What makes this fascinating to me is that this was just discovered recently. With all the brilliant minds in science, why hasn’t this been discovered before? The answer must be that the right person(s) haven’t come along yet.
This is why I think hyperspeed space travel, the kind of stuff we only see in movies like Star Trek, will be discovered and made possible someday. That includes time travel, which is another science mystery people have been working to unravel for many years. It will happen. In my lifetime? Don’t know. But it’s not if, it’s a question of when. What scientific mysteries would you like to see discovered in your lifetime?
April 5, 2006
I hope I’m alive long enough to take a trip into the future. I’d like to see if we all are controlled by apes or have nuked the human race out of existence in a few hundred years.
via physorg:
… according to Einstein, whenever you do something to space, you also affect time. Twisting space causes time to be twisted, meaning you could theoretically walk through time as you walk through space.
“As physicists, our experiments deal with subatomic particles,” said Mallett. “How soon humans will be able to time travel depends largely on the success of these experiments, which will take the better part of a decade. And depending on breakthroughs, technology, and funding, I believe that human time travel could happen this century.”
As for going into the past? Not much interest there, especially if Mallett’s theory is accurate about going back into a parallel universe and not the past that we know and are a part of exists.
February 16, 2006
Somebody get Marty McFly and Doc on the phone, here comes Transition from Terrafugia.

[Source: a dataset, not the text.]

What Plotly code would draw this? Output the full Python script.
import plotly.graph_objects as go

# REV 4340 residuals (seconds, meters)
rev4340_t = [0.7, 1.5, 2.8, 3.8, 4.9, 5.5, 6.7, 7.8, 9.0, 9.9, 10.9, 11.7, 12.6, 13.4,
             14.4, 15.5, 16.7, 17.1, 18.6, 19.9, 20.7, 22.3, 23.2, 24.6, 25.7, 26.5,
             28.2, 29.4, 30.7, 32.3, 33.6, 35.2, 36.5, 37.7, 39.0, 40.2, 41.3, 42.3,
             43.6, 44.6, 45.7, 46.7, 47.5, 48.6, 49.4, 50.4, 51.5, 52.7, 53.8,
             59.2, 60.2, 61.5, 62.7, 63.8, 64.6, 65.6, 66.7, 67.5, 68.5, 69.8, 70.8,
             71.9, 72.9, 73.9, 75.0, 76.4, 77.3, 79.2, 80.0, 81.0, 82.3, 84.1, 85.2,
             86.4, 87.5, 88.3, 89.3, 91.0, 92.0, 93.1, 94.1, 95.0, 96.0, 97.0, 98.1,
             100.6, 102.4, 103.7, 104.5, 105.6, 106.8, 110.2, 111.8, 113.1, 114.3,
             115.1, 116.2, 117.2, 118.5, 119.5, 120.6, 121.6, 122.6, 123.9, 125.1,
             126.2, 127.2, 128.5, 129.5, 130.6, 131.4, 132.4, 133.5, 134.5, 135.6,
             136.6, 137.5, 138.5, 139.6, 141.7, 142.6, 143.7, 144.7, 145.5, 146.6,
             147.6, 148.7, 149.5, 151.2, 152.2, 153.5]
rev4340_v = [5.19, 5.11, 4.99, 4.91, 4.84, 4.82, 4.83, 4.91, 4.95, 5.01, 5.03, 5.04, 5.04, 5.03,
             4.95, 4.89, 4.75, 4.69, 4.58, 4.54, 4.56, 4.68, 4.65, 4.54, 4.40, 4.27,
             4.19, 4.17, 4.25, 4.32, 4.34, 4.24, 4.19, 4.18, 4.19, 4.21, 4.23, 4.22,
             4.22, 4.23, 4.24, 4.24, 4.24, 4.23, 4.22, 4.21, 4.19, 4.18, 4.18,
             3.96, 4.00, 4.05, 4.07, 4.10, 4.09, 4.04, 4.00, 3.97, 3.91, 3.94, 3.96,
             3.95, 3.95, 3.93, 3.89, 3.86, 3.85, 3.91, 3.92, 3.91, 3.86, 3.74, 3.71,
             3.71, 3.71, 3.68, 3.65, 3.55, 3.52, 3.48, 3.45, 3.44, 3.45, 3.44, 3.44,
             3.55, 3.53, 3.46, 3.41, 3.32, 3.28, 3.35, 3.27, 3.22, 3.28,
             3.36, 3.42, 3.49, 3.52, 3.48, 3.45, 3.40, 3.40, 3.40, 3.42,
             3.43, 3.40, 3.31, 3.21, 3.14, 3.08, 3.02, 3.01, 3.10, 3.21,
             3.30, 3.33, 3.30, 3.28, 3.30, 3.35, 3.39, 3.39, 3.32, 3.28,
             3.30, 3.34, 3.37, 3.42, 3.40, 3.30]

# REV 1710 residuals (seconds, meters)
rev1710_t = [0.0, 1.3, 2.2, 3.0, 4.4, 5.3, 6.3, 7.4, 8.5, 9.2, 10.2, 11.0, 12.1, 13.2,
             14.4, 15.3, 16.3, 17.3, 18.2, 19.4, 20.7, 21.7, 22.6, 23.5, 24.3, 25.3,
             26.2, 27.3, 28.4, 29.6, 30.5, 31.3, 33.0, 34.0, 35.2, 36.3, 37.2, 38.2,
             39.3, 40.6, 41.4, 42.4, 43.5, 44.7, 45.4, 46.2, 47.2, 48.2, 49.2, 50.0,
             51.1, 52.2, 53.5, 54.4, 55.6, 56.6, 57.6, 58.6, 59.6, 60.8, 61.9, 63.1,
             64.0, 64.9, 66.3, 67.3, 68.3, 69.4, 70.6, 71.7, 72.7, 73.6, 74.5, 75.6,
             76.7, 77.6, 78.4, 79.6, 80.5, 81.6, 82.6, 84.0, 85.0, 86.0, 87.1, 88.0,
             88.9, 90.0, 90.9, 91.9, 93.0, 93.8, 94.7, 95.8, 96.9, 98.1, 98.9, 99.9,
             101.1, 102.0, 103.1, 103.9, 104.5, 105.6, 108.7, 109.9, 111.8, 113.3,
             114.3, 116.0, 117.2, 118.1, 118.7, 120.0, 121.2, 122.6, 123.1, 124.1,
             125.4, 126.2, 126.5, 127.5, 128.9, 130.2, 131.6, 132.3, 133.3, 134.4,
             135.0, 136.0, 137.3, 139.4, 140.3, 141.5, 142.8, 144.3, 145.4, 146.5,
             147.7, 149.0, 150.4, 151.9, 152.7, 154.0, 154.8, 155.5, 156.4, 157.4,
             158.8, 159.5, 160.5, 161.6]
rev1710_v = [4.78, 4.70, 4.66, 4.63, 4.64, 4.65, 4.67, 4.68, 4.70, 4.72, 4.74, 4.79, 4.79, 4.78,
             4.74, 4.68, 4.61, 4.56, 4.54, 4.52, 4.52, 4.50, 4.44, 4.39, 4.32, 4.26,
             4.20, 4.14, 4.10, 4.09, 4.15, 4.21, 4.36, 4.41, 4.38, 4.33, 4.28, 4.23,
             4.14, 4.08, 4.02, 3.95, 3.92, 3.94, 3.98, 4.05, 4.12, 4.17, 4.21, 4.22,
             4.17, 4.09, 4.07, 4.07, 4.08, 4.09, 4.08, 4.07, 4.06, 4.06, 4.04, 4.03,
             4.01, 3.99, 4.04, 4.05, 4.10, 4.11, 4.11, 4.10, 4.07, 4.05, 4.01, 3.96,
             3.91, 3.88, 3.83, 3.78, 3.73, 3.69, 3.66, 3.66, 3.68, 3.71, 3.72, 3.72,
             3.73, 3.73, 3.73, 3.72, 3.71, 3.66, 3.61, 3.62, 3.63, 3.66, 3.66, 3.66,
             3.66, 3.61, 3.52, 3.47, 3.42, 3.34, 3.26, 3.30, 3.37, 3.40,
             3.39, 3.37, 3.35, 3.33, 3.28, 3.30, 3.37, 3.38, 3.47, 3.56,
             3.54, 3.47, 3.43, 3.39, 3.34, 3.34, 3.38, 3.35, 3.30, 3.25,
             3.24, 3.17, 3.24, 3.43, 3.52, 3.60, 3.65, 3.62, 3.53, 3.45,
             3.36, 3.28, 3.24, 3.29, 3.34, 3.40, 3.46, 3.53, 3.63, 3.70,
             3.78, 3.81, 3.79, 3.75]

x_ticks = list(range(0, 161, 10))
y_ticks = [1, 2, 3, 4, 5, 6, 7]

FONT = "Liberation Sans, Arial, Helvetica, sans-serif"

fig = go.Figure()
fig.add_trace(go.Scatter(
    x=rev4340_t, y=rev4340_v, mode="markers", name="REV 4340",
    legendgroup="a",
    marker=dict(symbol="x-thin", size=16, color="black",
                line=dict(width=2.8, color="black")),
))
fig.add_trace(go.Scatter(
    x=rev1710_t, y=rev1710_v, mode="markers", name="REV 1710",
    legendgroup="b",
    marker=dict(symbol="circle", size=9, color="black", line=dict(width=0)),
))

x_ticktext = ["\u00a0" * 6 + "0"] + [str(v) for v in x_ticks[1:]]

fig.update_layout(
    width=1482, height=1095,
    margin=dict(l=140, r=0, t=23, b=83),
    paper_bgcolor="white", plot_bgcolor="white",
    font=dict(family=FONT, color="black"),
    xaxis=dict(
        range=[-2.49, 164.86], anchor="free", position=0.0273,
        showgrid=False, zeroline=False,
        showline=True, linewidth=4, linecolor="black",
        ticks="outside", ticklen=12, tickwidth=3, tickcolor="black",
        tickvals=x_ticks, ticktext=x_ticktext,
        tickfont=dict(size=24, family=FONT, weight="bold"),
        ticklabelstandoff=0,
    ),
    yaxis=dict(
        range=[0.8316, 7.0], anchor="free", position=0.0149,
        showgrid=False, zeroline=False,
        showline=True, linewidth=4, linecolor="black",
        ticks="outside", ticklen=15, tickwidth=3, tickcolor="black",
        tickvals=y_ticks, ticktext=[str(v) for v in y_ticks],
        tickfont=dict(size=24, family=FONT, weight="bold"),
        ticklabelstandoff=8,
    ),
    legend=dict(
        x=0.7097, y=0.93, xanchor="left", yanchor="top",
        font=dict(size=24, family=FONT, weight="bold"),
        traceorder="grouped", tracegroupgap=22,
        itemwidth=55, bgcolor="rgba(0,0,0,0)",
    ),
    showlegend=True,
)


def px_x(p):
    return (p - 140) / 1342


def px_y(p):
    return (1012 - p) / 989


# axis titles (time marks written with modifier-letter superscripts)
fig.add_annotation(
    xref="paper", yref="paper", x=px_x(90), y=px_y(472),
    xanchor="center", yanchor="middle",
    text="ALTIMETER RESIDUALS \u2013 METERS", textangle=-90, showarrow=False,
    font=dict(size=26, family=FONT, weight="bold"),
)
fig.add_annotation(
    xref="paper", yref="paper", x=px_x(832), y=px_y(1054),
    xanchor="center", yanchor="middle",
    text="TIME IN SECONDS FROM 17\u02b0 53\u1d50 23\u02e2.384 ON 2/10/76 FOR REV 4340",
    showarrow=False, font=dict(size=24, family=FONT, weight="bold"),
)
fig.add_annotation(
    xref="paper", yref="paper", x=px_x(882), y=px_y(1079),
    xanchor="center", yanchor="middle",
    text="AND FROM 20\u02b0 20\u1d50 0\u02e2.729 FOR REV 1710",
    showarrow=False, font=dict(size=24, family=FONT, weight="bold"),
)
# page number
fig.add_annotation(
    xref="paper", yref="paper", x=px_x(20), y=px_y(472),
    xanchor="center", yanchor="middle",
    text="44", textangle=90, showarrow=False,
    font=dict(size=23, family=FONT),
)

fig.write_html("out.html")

Maybe not a Delorean, but some MIT wizards do have a working 1/5th scale model in a wind tunnel and with $30,000 hope to get a full size prototype built by 2008:
Terrafugia is aiming to build a vehicle that will fly at 120 miles per hour and get 30 miles a gallon in the air. (It will also get 40 miles per gallon on the freeway and 30 in the city). The Transition vehicle will carry a payload of only 430 pounds, far less than cars, but how many cars can take flight after 1,500 feet of takeoff space?

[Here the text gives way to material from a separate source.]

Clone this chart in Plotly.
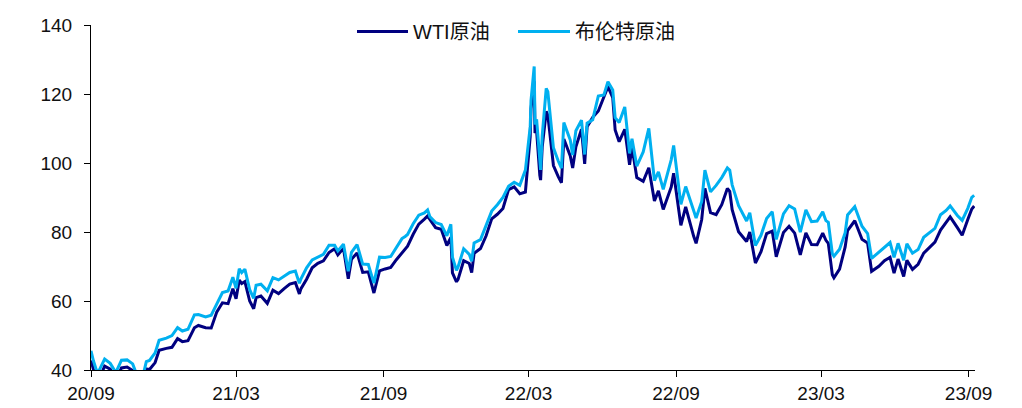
import plotly.graph_objects as go

# Daily settlement samples (USD/bbl)
dates = [
    "2020-09-01", "2020-09-04", "2020-09-08", "2020-09-11", "2020-09-16", "2020-09-18", "2020-09-25",
    "2020-10-02", "2020-10-09", "2020-10-16", "2020-10-23", "2020-10-30", "2020-11-02", "2020-11-06",
    "2020-11-09", "2020-11-13", "2020-11-20", "2020-11-25", "2020-12-04", "2020-12-11", "2020-12-18",
    "2020-12-24", "2020-12-31",
    "2021-01-08", "2021-01-13", "2021-01-22", "2021-01-29", "2021-02-05", "2021-02-12", "2021-02-19",
    "2021-02-25", "2021-03-01", "2021-03-05", "2021-03-08", "2021-03-12", "2021-03-18", "2021-03-23",
    "2021-03-26", "2021-04-01", "2021-04-09", "2021-04-16", "2021-04-23", "2021-04-30", "2021-05-07",
    "2021-05-14", "2021-05-19", "2021-05-21", "2021-05-28", "2021-06-04", "2021-06-11", "2021-06-18",
    "2021-06-25", "2021-07-02", "2021-07-06", "2021-07-13", "2021-07-19", "2021-07-23", "2021-07-30",
    "2021-08-06", "2021-08-13", "2021-08-20", "2021-08-27", "2021-09-03", "2021-09-10", "2021-09-17",
    "2021-09-24", "2021-09-28", "2021-10-01", "2021-10-08", "2021-10-15", "2021-10-22", "2021-10-26",
    "2021-10-29", "2021-11-05", "2021-11-12", "2021-11-19", "2021-11-24", "2021-11-26", "2021-12-01",
    "2021-12-03", "2021-12-10", "2021-12-17", "2021-12-20", "2021-12-23", "2021-12-31",
    "2022-01-07", "2022-01-14", "2022-01-21", "2022-01-28", "2022-02-04", "2022-02-11", "2022-02-18",
    "2022-02-25", "2022-03-03", "2022-03-04", "2022-03-08", "2022-03-09", "2022-03-11", "2022-03-15",
    "2022-03-16", "2022-03-18", "2022-03-23", "2022-03-25", "2022-04-01", "2022-04-07", "2022-04-11",
    "2022-04-14", "2022-04-22", "2022-04-25", "2022-04-29", "2022-05-06", "2022-05-10", "2022-05-13",
    "2022-05-20", "2022-05-27", "2022-06-03", "2022-06-08", "2022-06-14", "2022-06-17", "2022-06-22",
    "2022-06-29", "2022-07-05", "2022-07-08", "2022-07-14", "2022-07-22", "2022-07-29", "2022-08-05",
    "2022-08-10", "2022-08-16", "2022-08-26", "2022-08-29", "2022-09-07", "2022-09-13", "2022-09-23",
    "2022-09-26", "2022-10-03", "2022-10-07", "2022-10-14", "2022-10-21", "2022-10-28", "2022-11-04",
    "2022-11-07", "2022-11-10", "2022-11-18", "2022-11-28", "2022-12-02", "2022-12-09", "2022-12-16",
    "2022-12-23", "2022-12-30",
    "2023-01-04", "2023-01-13", "2023-01-20", "2023-01-27", "2023-02-03", "2023-02-10", "2023-02-17",
    "2023-02-24", "2023-03-03", "2023-03-07", "2023-03-10", "2023-03-15", "2023-03-17", "2023-03-24",
    "2023-03-31", "2023-04-03", "2023-04-12", "2023-04-21", "2023-04-28", "2023-05-03", "2023-05-12",
    "2023-05-19", "2023-05-26", "2023-05-31", "2023-06-05", "2023-06-12", "2023-06-16", "2023-06-23",
    "2023-06-30", "2023-07-07", "2023-07-14", "2023-07-21", "2023-07-28", "2023-08-04", "2023-08-09",
    "2023-08-18", "2023-08-24", "2023-08-31", "2023-09-05", "2023-09-08",
]

wti = [
    42.76, 39.77, 36.76, 37.33, 40.16, 41.11, 40.25,
    37.05, 40.60, 40.88, 39.85, 35.79, 36.81, 37.14,
    40.29, 40.13, 42.15, 45.71, 46.26, 46.57, 49.10,
    48.23, 48.52,
    52.24, 52.91, 52.27, 52.20, 56.85, 59.47, 59.24,
    63.53, 60.64, 66.09, 65.05, 65.61, 60.00, 57.76,
    60.97, 61.45, 59.32, 63.13, 62.14, 63.58, 64.90,
    65.37, 62.05, 63.58, 66.32, 69.62, 70.91, 71.64,
    74.05, 75.16, 73.37, 75.25, 66.42, 72.07, 73.95,
    68.28, 68.44, 62.32, 68.74, 69.29, 69.72, 71.97,
    73.98, 75.29, 75.88, 79.35, 82.28, 83.76, 84.65,
    83.57, 81.27, 80.79, 76.10, 78.39, 68.15, 65.57,
    66.26, 71.67, 70.86, 68.23, 73.79, 75.21,
    78.90, 83.82, 85.14, 86.82, 92.31, 93.10, 91.07,
    91.59, 107.67, 115.68, 123.70, 108.70, 109.33, 96.44,
    95.04, 104.70, 114.93, 113.90, 99.27, 96.03, 94.29,
    106.95, 102.07, 98.54, 104.69, 109.77, 99.76, 110.49,
    113.23, 115.07, 118.87, 122.11, 118.93, 109.56, 106.19,
    109.78, 99.50, 104.79, 95.78, 94.70, 98.62, 89.01,
    91.93, 86.53, 93.06, 97.01, 81.94, 87.31, 78.74,
    76.71, 83.63, 92.64, 85.61, 85.05, 87.90, 92.61,
    91.79, 86.47, 80.08, 77.24, 79.98, 71.02, 74.29,
    79.56, 80.26,
    72.84, 79.86, 81.64, 79.68, 73.39, 79.72, 76.34,
    76.32, 79.68, 77.58, 76.68, 67.61, 66.74, 69.26,
    75.67, 80.42, 83.26, 77.87, 76.78, 68.60, 70.04,
    71.69, 72.67, 68.09, 72.15, 67.12, 71.78, 69.16,
    70.64, 73.86, 75.42, 77.07, 80.58, 82.82, 84.40,
    81.25, 79.05, 83.63, 86.69, 87.51,
]

brent = [
    45.58, 42.66, 39.78, 39.83, 42.22, 43.15, 41.92,
    39.27, 42.85, 42.93, 41.77, 37.46, 39.00, 39.45,
    42.40, 42.78, 44.96, 48.61, 49.25, 49.97, 52.26,
    51.29, 51.80,
    55.99, 56.06, 55.41, 55.88, 59.34, 62.43, 62.91,
    66.88, 63.69, 69.36, 68.24, 69.22, 63.28, 60.79,
    64.57, 64.86, 62.95, 66.77, 66.11, 67.25, 68.28,
    68.71, 65.11, 66.44, 69.63, 71.89, 72.69, 73.51,
    76.18, 76.17, 74.53, 76.49, 68.62, 74.10, 76.33,
    70.70, 70.59, 65.18, 72.70, 72.61, 72.92, 75.34,
    78.09, 78.72, 79.28, 82.39, 84.86, 85.53, 86.40,
    84.38, 82.74, 82.17, 78.89, 82.25, 72.72, 68.87,
    69.88, 75.15, 73.52, 71.52, 76.85, 77.78,
    81.75, 86.06, 87.89, 90.03, 93.27, 94.44, 93.54,
    97.93, 110.46, 118.11, 127.98, 111.14, 112.67, 99.91,
    98.02, 107.93, 121.60, 120.65, 104.39, 100.58, 98.48,
    111.70, 106.65, 102.32, 109.34, 112.39, 102.46, 111.55,
    112.55, 119.43, 119.72, 123.58, 121.17, 113.12, 111.74,
    116.26, 102.77, 107.02, 99.10, 103.20, 110.01, 94.92,
    97.40, 92.34, 100.99, 105.09, 88.00, 93.17, 86.15,
    84.06, 88.86, 97.92, 91.63, 93.50, 95.77, 98.57,
    97.92, 93.67, 87.62, 83.19, 85.57, 76.10, 79.04,
    83.92, 85.91,
    77.84, 85.28, 87.63, 86.66, 79.94, 86.39, 83.00,
    83.16, 85.83, 83.29, 82.78, 73.69, 72.97, 74.99,
    79.77, 84.93, 87.33, 81.66, 79.54, 72.33, 74.17,
    75.58, 76.95, 72.66, 76.71, 71.84, 76.61, 73.85,
    74.90, 78.47, 79.87, 81.07, 84.99, 86.24, 87.55,
    84.80, 83.36, 86.86, 90.04, 90.65,
]

series_names = ["WTI原油", "布伦特原油"]
series_colors = ["#000080", "#00B0F0"]

tick_dates = ["2020-09-01", "2021-03-01", "2021-09-01", "2022-03-01",
              "2022-09-01", "2023-03-01", "2023-09-01"]
tick_labels = ["20/09", "21/03", "21/09", "22/03", "22/09", "23/03", "23/09"]
y_ticks = [40, 60, 80, 100, 120, 140]

FONT = "Arial, 'Liberation Sans', 'Noto Sans CJK SC', sans-serif"

fig = go.Figure()
for name, values, color in zip(series_names, [wti, brent], series_colors):
    fig.add_trace(go.Scatter(
        x=dates, y=values, name=name, mode="lines",
        line=dict(color=color, width=3),
        showlegend=False,
    ))

# Legend drawn as line samples plus labels across the top of the plot
W, H = 1022, 408
L, R, T, B = 91, 47, 25, 38
pw, ph = W - L - R, H - T - B


def px_x(p):
    return (p - L) / pw


def px_y(p):
    return (H - B - p) / ph


legend_items = [(357, 408, 413), (518, 570, 575)]
for (x0, x1, tx), name, color in zip(legend_items, series_names, series_colors):
    fig.add_shape(type="line", xref="paper", yref="paper",
                  x0=px_x(x0), x1=px_x(x1), y0=px_y(31.5), y1=px_y(31.5),
                  line=dict(color=color, width=3))
    fig.add_annotation(xref="paper", yref="paper", x=px_x(tx), y=px_y(31.5),
                       text=name, showarrow=False, xanchor="left", yanchor="middle",
                       xshift=-2,
                       font=dict(family=FONT, size=20, color="#111111"))

fig.update_layout(
    width=W, height=H,
    margin=dict(l=L, r=R, t=T, b=B, autoexpand=False),
    paper_bgcolor="white", plot_bgcolor="white",
    font=dict(family=FONT, size=19, color="#111111"),
)
fig.update_xaxes(
    type="date", range=["2020-09-01", "2023-09-09"],
    tickvals=tick_dates, ticktext=tick_labels,
    automargin=False,
    showgrid=False, zeroline=False,
    showline=True, linecolor="#000000", linewidth=1.2,
    ticks="outside", ticklen=6, tickcolor="#000000",
    tickfont=dict(family=FONT, size=19, color="#111111"),
)
fig.update_yaxes(
    range=[40, 140], tickvals=y_ticks,
    automargin=False,
    showgrid=False, zeroline=False,
    showline=True, linecolor="#000000", linewidth=1.2,
    ticks="outside", ticklen=6, tickcolor="#000000",
    ticklabelstandoff=8,
    tickfont=dict(family=FONT, size=19, color="#111111"),
)

fig.write_html("out.html")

Is it just me or does $30,000 sound pretty inexpensive for this type experiment? Back at Seattle Mind I saw a speedy $100,000 electric car. The Transition will come in around $149,000 and be available in 2009, according to the Terrafugia website FAQ. A valid drivers license for street mode will be required and at least a light sport pilot’s license will be required for flight mode.
This would be great to see us move to the skies if they can get this working and practical. The latter part is the challenge since, according to the article, technically flying cars have been possible since the 60s. Also, will these fly themselves?
Also, as their own FAQ states, it wouldn’t be very safe to go into flight mode on the freeway, so no punching it in a traffic jam and flying the friendly skies to get to work on time.